White House blocked intelligence agency's written testimony saying human-caused climate change could be 'possibly catastrophic'
Juliet Eilperin, Josh Dawsey, Brady Dennis  5 hrs ago


© Beth J. Harpaz/AP Grinnell Glacier is pictured at the turnaround point of an 11-mile round-trip hike in Glacier National Park in Montana on Sept. 5, 2017. According to the National Park Service, the park's glacial ice sheets are a fraction of the size they were 100 years ago, and they are melting so fast that they will all be gone by 2030. (Beth J. Harpaz/AP)


White House officials barred a State Department intelligence agency from submitting written testimony this week to the House Intelligence Committee warning that human-caused climate change could be "possibly catastrophic" after State officials refused to excise the document's references to the scientific consensus on climate change.

The effort to edit, and ultimately suppress, the State Department's Bureau of Intelligence and Research prepared testimony comes as the Trump administration is debating how best to challenge the idea that the burning of fossil fuels is warming the planet and could pose serious risks unless the world makes deep cuts in greenhouse gas emissions over the next decade. Senior military and intelligence officials have continued to warn climate change could undermine America's national security, a position President Trump rejects.

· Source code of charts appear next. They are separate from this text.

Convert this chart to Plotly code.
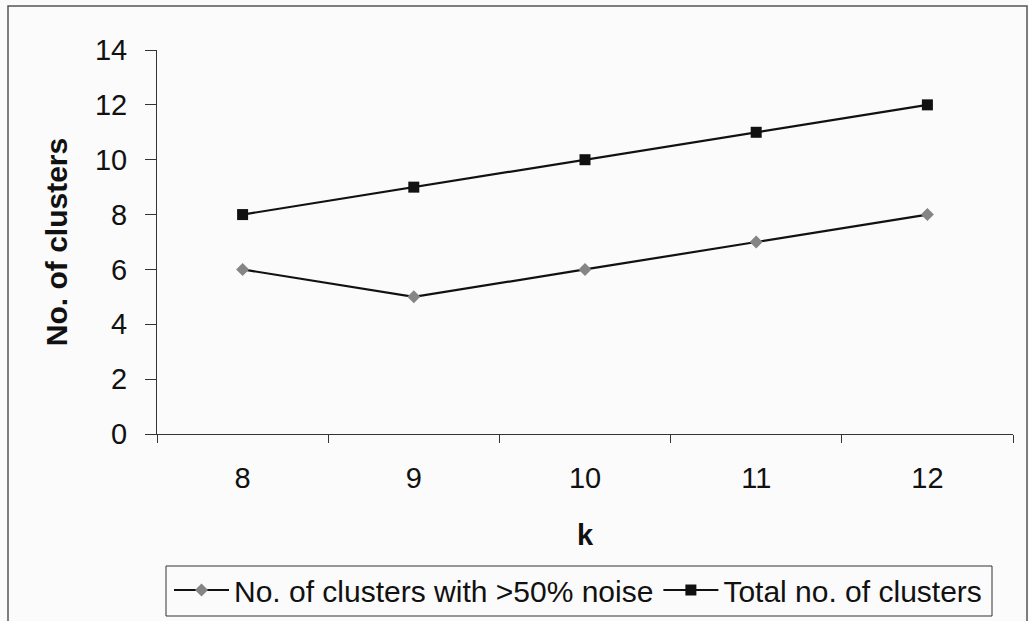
import plotly.graph_objects as go

# Data
k_values = ["8", "9", "10", "11", "12"]
noisy_clusters = [6, 5, 6, 7, 8]
total_clusters = [8, 9, 10, 11, 12]
y_ticks = [0, 2, 4, 6, 8, 10, 12, 14]

W, H = 1029, 621
ML, MR, MT, MB = 157, 16, 50, 187
PW, PH = W - ML - MR, H - MT - MB

def px_x(x):
    return (x - ML) / PW

def px_y(y):
    return (H - MB - y) / PH

FONT = "Liberation Sans, Arial, sans-serif"

fig = go.Figure()
fig.add_trace(go.Scatter(
    x=k_values, y=noisy_clusters, mode="lines+markers",
    name="No. of clusters with >50% noise",
    line=dict(color="#111111", width=2.2),
    marker=dict(symbol="diamond", size=10, color="#858585",
                line=dict(width=0)),
))
fig.add_trace(go.Scatter(
    x=k_values, y=total_clusters, mode="lines+markers",
    name="Total no. of clusters",
    line=dict(color="#111111", width=2.2),
    marker=dict(symbol="square", size=11, color="#111111",
                line=dict(width=0)),
))

fig.update_layout(
    width=W, height=H,
    margin=dict(l=ML, r=MR, t=MT, b=MB, autoexpand=False),
    paper_bgcolor="#fbfbfb", plot_bgcolor="#fbfbfb",
    font=dict(family=FONT, size=28, color="#111111"),
    showlegend=True,
    legend=dict(
        orientation="h", x=px_x(578), xanchor="center",
        y=px_y(590), yanchor="middle",
        borderwidth=0,
        bgcolor="rgba(0,0,0,0)",
        font=dict(size=30), itemwidth=55,
        tracegroupgap=0,
    ),
    xaxis=dict(
        type="category", range=[-0.5, 4.5],
        tickson="boundaries", ticks="outside", ticklen=8,
        tickcolor="#333333", tickwidth=1,
        showline=True, linecolor="#333333", linewidth=1,
        showgrid=False, zeroline=False,
        tickfont=dict(size=29), ticklabelstandoff=18,
        title=dict(text="<b>k</b>", font=dict(size=29), standoff=31),
    ),
    yaxis=dict(
        range=[0, 14], tickvals=y_ticks,
        ticks="outside", ticklen=11, tickcolor="#333333", tickwidth=1,
        showline=True, linecolor="#333333", linewidth=1,
        showgrid=False, zeroline=False,
        tickfont=dict(size=29), ticklabelstandoff=12,
        title=dict(text="<b>No. of clusters</b>", font=dict(size=30),
                   standoff=18),
    ),
    shapes=[
        # outer chart frame
        dict(type="rect", xref="paper", yref="paper",
             x0=px_x(8), x1=px_x(1027), y0=px_y(640), y1=px_y(6),
             line=dict(color="#555555", width=1.5),
             fillcolor="rgba(0,0,0,0)", layer="below"),
        # legend frame
        dict(type="rect", xref="paper", yref="paper",
             x0=px_x(166), x1=px_x(992), y0=px_y(616), y1=px_y(566),
             line=dict(color="#333333", width=1),
             fillcolor="rgba(0,0,0,0)", layer="above"),
    ],
)

fig.write_html("out.html")
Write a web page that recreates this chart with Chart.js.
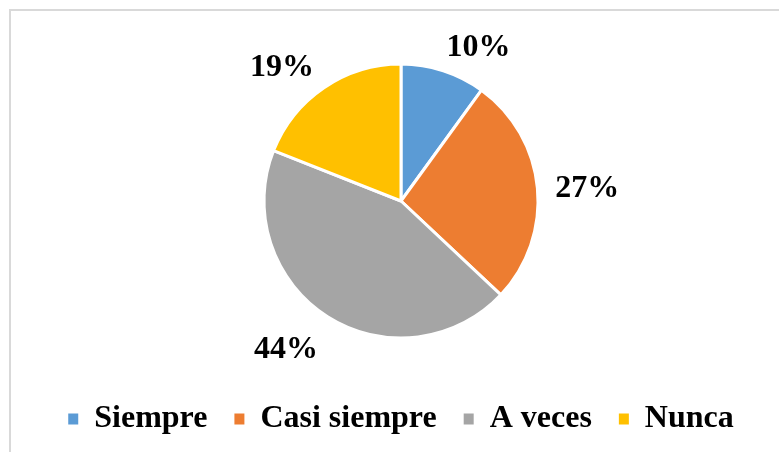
<!DOCTYPE html>
<html>
<head>
<meta charset="utf-8">
<script src="https://cdn.jsdelivr.net/npm/chart.js@4/dist/chart.umd.min.js"></script>
<style>
    html, body { margin: 0; padding: 0; background: #fff; overflow: hidden; }
    #wrap { position: relative; width: 779px; height: 452px; }
    #frame { position: absolute; left: 9px; top: 9px; width: 800px; height: 500px; border: 2px solid #d9d9d9; box-sizing: border-box; }
    canvas { position: absolute; left: 0; top: 0; }
</style>
</head>
<body>
<div id="wrap">
    <div id="frame"></div>
    <canvas id="pie" width="779" height="452"></canvas>
</div>
<script>
const CATEGORIES = ["Siempre", "Casi siempre", "A veces", "Nunca"];
const PERCENTAGES = [10, 27, 44, 19];
const COLORS = ["#5B9BD5", "#ED7D31", "#A5A5A5", "#FFC000"];

const FONT = "'Liberation Serif', 'Times New Roman', serif";
const FONT_SIZE = 32;

// "NN%" labels outside each slice: the label box sits just past the rim,
// pushed out by its own half width / half height like office charts do
const outsideLabels = {
    id: 'outsideLabels',
    afterDatasetsDraw(chart) {
        const ctx = chart.ctx;
        const meta = chart.getDatasetMeta(0);
        ctx.save();
        ctx.font = `bold ${FONT_SIZE}px ${FONT}`;
        ctx.fillStyle = '#000';
        ctx.textAlign = 'center';
        ctx.textBaseline = 'middle';
        meta.data.forEach((arc, i) => {
            const { x, y, startAngle, endAngle, outerRadius } = arc.getProps(['x', 'y', 'startAngle', 'endAngle', 'outerRadius'], true);
            const text = `${PERCENTAGES[i]}%`;
            const mid = (startAngle + endAngle) / 2;
            const ux = Math.cos(mid), uy = Math.sin(mid);
            const halfW = ctx.measureText(text).width / 2;
            const halfH = FONT_SIZE * 0.36;
            const dist = outerRadius + 18;
            const lx = x + ux * dist + Math.sign(ux) * halfW * Math.min(1, Math.abs(ux) * 3);
            const ly = y + uy * dist + Math.sign(uy) * halfH * Math.min(1, Math.abs(uy) * 3);
            ctx.fillText(text, lx, ly + 6);
        });
        ctx.restore();
    }
};

new Chart(document.getElementById('pie'), {
    type: 'pie',
    data: {
        labels: CATEGORIES,
        datasets: [{
            data: PERCENTAGES,
            backgroundColor: COLORS,
            borderColor: '#fff',
            borderWidth: 3,
            radius: 137
        }]
    },
    options: {
        responsive: false,
        animation: false,
        layout: { padding: { top: 26, bottom: 7, left: 23, right: 0 } },
        plugins: {
            tooltip: { enabled: false },
            legend: {
                position: 'bottom',
                labels: {
                    boxWidth: 10,
                    boxHeight: 11,
                    padding: 27,
                    color: '#000',
                    font: { family: FONT, size: FONT_SIZE, weight: 'bold' },
                    generateLabels(chart) {
                        const items = Chart.overrides.pie.plugins.legend.labels.generateLabels(chart);
                        items.forEach(item => item.lineWidth = 0);
                        return items;
                    }
                }
            }
        }
    },
    plugins: [outsideLabels]
});
</script>
</body>
</html>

Officials from the White House's Office of Legislative Affairs, Office of Management and Budget and National Security Council all raised objections to parts of the testimony that Rod Schoonover, who works in the office of the geographer and global affairs, prepared to present on the bureau's behalf for a hearing Wednesday.

According to several senior administration officials, all of whom spoke on the condition of anonymity to talk about internal deliberations, Trump officials sought to cut several pages of the document on the grounds that its description of climate science did not mesh with the administration's official stance. Critics of the testimony included William Happer, a National Security Council senior director who has touted the benefits of carbon dioxide and sought to establish a federal task force to challenge the scientific consensus that human activity is driving recent climate change.

Administration officials said the White House Office of Legislative Affairs ultimately decided that Schoonover could appear before the House panel, but could not submit his office's statement for the record because it did not, in the words of one official, "jibe" with what the administration is seeking to do on climate change. This aide added that legislative affairs and OMB staffers routinely review agency officials' prepared congressional testimony before they submit it.

A House Intelligence Committee aide confirmed that the panel received the written testimony of the two other intelligence officials who testified at Wednesday's public hearing, but not Schoonover's.

Francesco Femia, CEO of the Council on Strategic Risks and co-founder of the Center for Climate and Security, questioned why the White House would not have allowed an intelligence official to offer a written statement that would be entered into the permanent record.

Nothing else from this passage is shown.